*WHAT YOU HAVE TO DO*
Take the lines from the top down to and including the one with "55, 60, 65];" and repeat them exactly. Omit images.

*MATERIAL*
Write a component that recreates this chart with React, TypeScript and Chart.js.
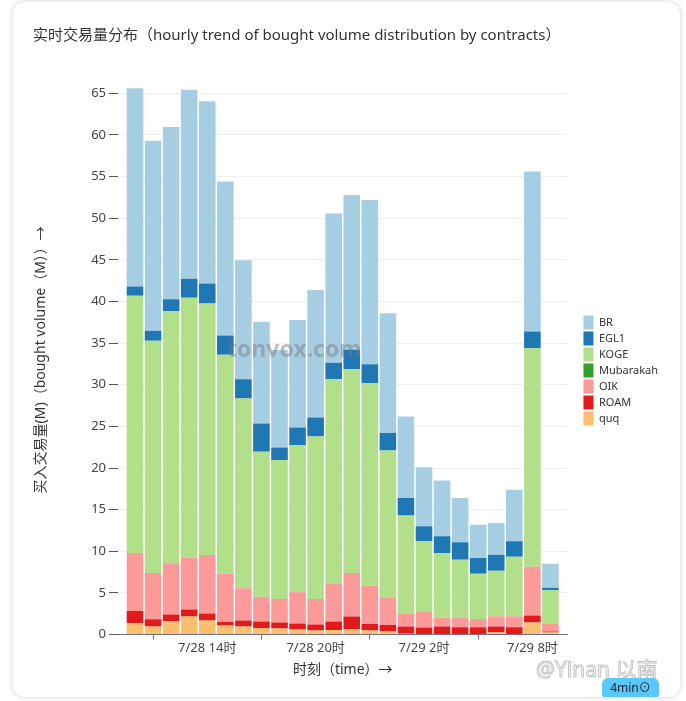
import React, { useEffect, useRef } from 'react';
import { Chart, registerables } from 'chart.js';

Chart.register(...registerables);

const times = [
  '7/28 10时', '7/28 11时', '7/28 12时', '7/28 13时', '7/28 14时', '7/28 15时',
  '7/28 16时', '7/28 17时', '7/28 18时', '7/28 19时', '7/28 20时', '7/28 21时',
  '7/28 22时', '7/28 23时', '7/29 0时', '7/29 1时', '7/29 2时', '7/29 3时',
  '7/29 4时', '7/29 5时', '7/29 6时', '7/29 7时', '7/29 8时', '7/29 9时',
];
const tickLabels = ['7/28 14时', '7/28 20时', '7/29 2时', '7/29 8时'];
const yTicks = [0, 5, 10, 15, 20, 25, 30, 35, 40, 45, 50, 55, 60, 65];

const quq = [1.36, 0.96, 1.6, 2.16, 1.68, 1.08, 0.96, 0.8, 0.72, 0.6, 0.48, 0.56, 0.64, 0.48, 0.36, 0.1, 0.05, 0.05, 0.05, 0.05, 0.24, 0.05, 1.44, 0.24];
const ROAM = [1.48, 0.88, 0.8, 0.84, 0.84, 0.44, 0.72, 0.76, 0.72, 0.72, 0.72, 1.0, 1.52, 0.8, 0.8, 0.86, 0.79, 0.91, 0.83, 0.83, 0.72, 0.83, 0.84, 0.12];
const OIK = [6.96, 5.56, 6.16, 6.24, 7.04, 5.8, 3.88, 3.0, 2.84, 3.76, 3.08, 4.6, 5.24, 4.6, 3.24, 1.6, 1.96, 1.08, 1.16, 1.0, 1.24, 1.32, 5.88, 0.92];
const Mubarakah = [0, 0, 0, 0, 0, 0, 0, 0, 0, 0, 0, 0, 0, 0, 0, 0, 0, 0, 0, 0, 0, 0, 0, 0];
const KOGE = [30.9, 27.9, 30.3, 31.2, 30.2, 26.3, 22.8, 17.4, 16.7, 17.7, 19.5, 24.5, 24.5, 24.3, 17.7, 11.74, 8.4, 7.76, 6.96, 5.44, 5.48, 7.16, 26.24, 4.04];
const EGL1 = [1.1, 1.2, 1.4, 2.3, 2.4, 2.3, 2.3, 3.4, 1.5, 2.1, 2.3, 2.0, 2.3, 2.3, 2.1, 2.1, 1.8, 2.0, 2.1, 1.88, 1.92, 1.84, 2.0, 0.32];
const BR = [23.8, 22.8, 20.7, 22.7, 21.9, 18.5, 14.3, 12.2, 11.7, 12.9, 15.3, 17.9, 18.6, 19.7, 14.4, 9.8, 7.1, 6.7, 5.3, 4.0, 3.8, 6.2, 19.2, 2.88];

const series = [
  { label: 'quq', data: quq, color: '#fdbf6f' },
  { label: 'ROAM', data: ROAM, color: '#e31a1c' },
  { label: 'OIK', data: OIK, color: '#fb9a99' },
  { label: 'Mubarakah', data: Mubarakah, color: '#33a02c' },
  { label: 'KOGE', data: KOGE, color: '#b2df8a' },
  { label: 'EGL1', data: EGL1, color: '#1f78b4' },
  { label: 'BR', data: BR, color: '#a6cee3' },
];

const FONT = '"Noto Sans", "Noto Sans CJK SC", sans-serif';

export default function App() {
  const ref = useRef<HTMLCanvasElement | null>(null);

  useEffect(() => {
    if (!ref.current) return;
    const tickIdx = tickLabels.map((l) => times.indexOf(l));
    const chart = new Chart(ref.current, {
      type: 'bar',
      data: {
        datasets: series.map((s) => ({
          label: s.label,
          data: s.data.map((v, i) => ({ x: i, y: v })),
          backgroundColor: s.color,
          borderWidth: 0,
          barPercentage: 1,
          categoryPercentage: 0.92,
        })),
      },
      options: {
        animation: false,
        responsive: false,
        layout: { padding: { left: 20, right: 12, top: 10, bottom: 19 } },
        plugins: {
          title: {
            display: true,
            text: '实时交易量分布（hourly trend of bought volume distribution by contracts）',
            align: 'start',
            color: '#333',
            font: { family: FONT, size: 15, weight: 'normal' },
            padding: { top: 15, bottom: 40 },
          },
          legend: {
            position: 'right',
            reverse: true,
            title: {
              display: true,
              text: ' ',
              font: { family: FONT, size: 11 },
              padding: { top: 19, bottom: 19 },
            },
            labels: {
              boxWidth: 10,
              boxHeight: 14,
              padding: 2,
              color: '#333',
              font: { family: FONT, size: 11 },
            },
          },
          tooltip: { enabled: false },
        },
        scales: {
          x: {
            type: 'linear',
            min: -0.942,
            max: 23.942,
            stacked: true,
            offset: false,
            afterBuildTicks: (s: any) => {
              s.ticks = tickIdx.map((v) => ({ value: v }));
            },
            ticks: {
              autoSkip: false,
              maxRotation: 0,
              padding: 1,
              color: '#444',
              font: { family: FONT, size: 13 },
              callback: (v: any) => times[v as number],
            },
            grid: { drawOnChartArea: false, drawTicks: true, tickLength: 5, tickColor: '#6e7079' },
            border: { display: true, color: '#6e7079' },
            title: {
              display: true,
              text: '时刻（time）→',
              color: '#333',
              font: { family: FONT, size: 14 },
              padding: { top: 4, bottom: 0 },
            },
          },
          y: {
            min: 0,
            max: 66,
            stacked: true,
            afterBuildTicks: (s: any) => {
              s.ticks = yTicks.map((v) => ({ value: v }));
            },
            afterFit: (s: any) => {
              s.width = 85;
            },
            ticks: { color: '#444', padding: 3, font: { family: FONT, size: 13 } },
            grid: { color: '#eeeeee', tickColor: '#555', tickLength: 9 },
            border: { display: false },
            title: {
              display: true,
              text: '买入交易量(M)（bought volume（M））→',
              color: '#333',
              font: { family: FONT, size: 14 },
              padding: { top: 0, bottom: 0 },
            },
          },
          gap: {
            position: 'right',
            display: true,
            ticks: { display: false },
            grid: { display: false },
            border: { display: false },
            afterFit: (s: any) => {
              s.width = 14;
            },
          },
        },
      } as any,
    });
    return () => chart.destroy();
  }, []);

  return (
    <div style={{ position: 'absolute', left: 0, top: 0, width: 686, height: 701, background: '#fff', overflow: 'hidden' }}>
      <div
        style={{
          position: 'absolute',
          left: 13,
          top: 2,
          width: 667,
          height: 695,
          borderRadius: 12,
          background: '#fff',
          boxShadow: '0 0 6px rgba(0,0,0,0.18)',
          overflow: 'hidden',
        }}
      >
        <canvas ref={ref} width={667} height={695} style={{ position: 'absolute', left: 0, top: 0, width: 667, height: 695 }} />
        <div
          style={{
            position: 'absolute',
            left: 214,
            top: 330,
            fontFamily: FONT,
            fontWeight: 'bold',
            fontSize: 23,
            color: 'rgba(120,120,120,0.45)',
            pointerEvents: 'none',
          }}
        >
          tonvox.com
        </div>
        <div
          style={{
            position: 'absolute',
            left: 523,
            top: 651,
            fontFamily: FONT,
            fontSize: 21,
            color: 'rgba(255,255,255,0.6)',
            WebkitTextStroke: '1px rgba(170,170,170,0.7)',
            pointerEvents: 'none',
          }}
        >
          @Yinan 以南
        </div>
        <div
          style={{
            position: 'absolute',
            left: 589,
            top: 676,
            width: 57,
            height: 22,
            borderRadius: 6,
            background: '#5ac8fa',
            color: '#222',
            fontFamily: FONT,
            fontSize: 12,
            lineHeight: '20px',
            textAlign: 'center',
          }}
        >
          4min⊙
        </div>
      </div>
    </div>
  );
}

*FINISHED TASK*
Write a component that recreates this chart with React, TypeScript and Chart.js.
import React, { useEffect, useRef } from 'react';
import { Chart, registerables } from 'chart.js';

Chart.register(...registerables);

const times = [
  '7/28 10时', '7/28 11时', '7/28 12时', '7/28 13时', '7/28 14时', '7/28 15时',
  '7/28 16时', '7/28 17时', '7/28 18时', '7/28 19时', '7/28 20时', '7/28 21时',
  '7/28 22时', '7/28 23时', '7/29 0时', '7/29 1时', '7/29 2时', '7/29 3时',
  '7/29 4时', '7/29 5时', '7/29 6时', '7/29 7时', '7/29 8时', '7/29 9时',
];
const tickLabels = ['7/28 14时', '7/28 20时', '7/29 2时', '7/29 8时'];
const yTicks = [0, 5, 10, 15, 20, 25, 30, 35, 40, 45, 50, 55, 60, 65];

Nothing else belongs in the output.